Phthalimide-Based Wide Bandgap Donor Polymers for Efficient Non-Fullerene Solar Cells

Organic solar cells (OSCs) have achieved rapid progress, recently, due to the breakthrough of using fused-ring electron acceptors (FREAs), which show broad absorption and narrow bandgap compared to fullerene derivatives. To further improve the device performance of OSCs, it is highly desired to develop suitable donor polymers which feature complementary absorption and favorable energy levels to match the non-fullerene acceptors. We report here the synthesis of two phthalimide-based wide bandgap polymers TPhI-BDT and TffPhI-DBT. The TffPhI-BDT is based on a new electron acceptor unit, difluorophthalimide (ffPhI).
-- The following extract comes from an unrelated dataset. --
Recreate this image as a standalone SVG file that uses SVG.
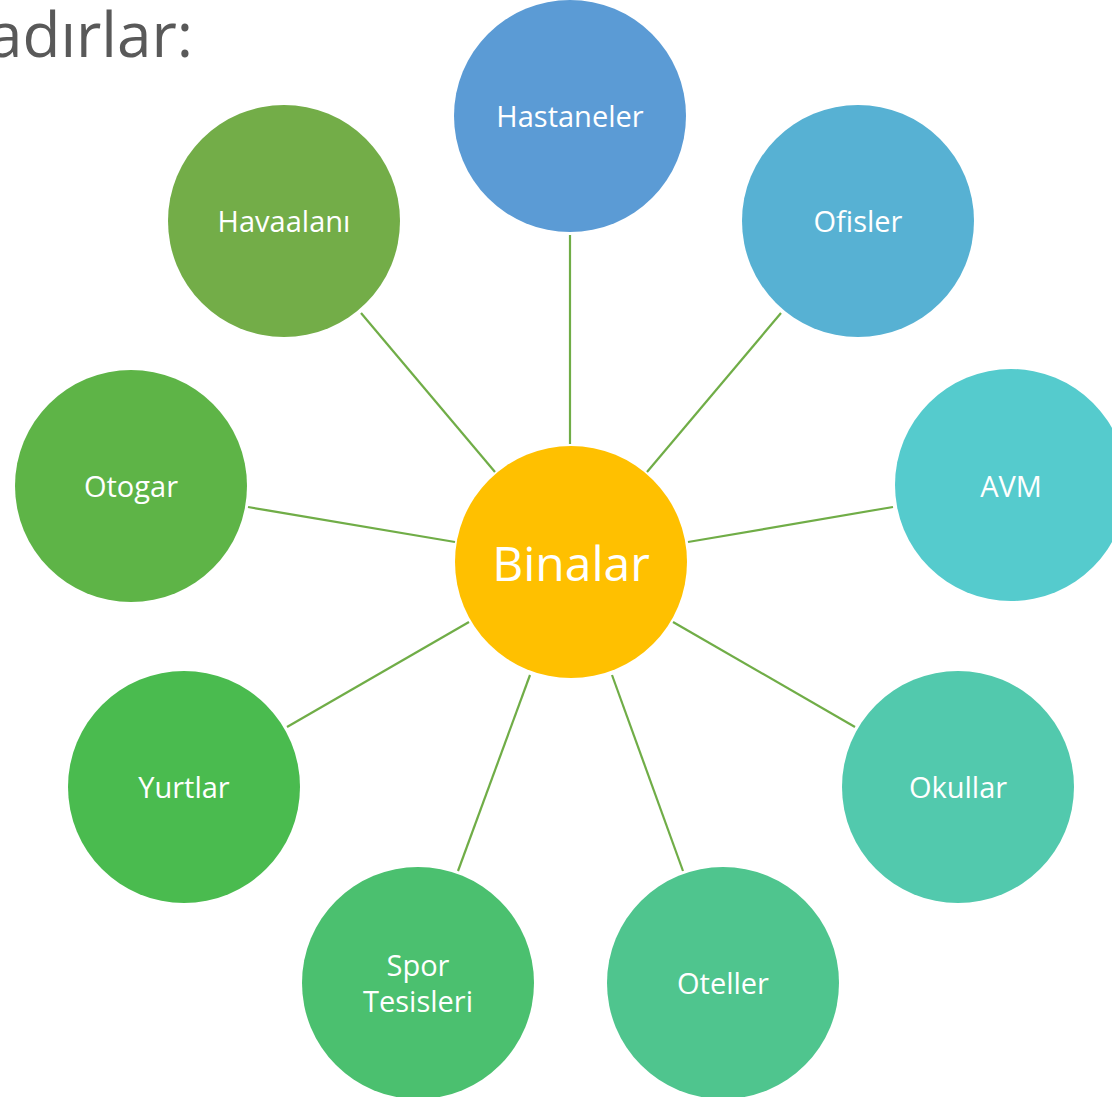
<svg xmlns="http://www.w3.org/2000/svg" width="1112" height="1097" viewBox="0 0 1112 1097">
<style>
.n text{fill:#fff;font-family:"Open Sans","Noto Sans",sans-serif;font-size:29px;text-anchor:middle;dominant-baseline:central}
.n text.big{font-size:48px}
.c line{stroke:#70AD47;stroke-width:2.2}
</style>
<rect width="1112" height="1097" fill="#fff"/>
<text x="-12" y="57" font-family="Open Sans, Noto Sans, sans-serif" font-size="62" fill="#595959">adırlar:</text>
<g class="c">
<line x1="570" y1="235" x2="570" y2="444"/>
<line x1="781" y1="313" x2="647" y2="472"/>
<line x1="893" y1="507" x2="688" y2="542"/>
<line x1="855" y1="727" x2="673" y2="622"/>
<line x1="683" y1="871" x2="612" y2="675"/>
<line x1="458" y1="871" x2="530" y2="675"/>
<line x1="287" y1="727" x2="469" y2="622"/>
<line x1="248" y1="507" x2="455" y2="542"/>
<line x1="361" y1="313" x2="495" y2="472"/>
</g>
<g id="binalar" class="n"><circle cx="571" cy="562" r="116" fill="#FFC000"/><text class="big" x="571" y="562">Binalar</text></g>
<g id="hastaneler" class="n"><circle cx="570" cy="116" r="116" fill="#5B9BD5"/><text x="570" y="115">Hastaneler</text></g>
<g id="ofisler" class="n"><circle cx="858" cy="221" r="116" fill="#57B1D3"/><text x="858" y="220">Ofisler</text></g>
<g id="avm" class="n"><circle cx="1011" cy="485" r="116" fill="#55CBCD"/><text x="1011" y="485">AVM</text></g>
<g id="okullar" class="n"><circle cx="958" cy="787" r="116" fill="#52C9AD"/><text x="958" y="786">Okullar</text></g>
<g id="oteller" class="n"><circle cx="723" cy="983" r="116" fill="#4FC58E"/><text x="723" y="982">Oteller</text></g>
<g id="spor" class="n"><circle cx="418" cy="983" r="116" fill="#4BC06F"/><text x="418" y="964">Spor</text><text x="418" y="1000">Tesisleri</text></g>
<g id="yurtlar" class="n"><circle cx="184" cy="787" r="116" fill="#4ABB4F"/><text x="184" y="786">Yurtlar</text></g>
<g id="otogar" class="n"><circle cx="131" cy="486" r="116" fill="#5EB447"/><text x="131" y="485">Otogar</text></g>
<g id="havaalani" class="n"><circle cx="284" cy="221" r="116" fill="#73AD48"/><text x="284" y="220">Havaalanı</text></g>
</svg>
The fluorine addition leads to TffPhI-DBT with comparable absorption but lower-lying frontier molecular orbitals versus the non-fluorinated analogue TPhI-BDT. When incorporated into non-fullerene OSCs, polymer TPhI-BDT shows a PCE of 8.31% with a V-oc of 0.90 V, a J(sc) of 14.07 mA cm(-2), and a FF of 66.0%. The fluorine-containing analogue polymer TffPhI-BDT exhibits an improved PCE of 9.48% with a larger V-oc of 0.93 V, a J(sc) of 15.92 mA cm(-2), and a FF of 63.9%. The performance improvement of TffPhI-BDT is mainly attributed to its lower-lying FMOs and improved charge transport characteristics. The results demonstrate that phthalimides are highly promising building blocks for enabling wide bandgap polymers, and fluorine addition leads to polymer TffPhI-DBT with further optimized electrical properties for applications in non-fullerene solar cells.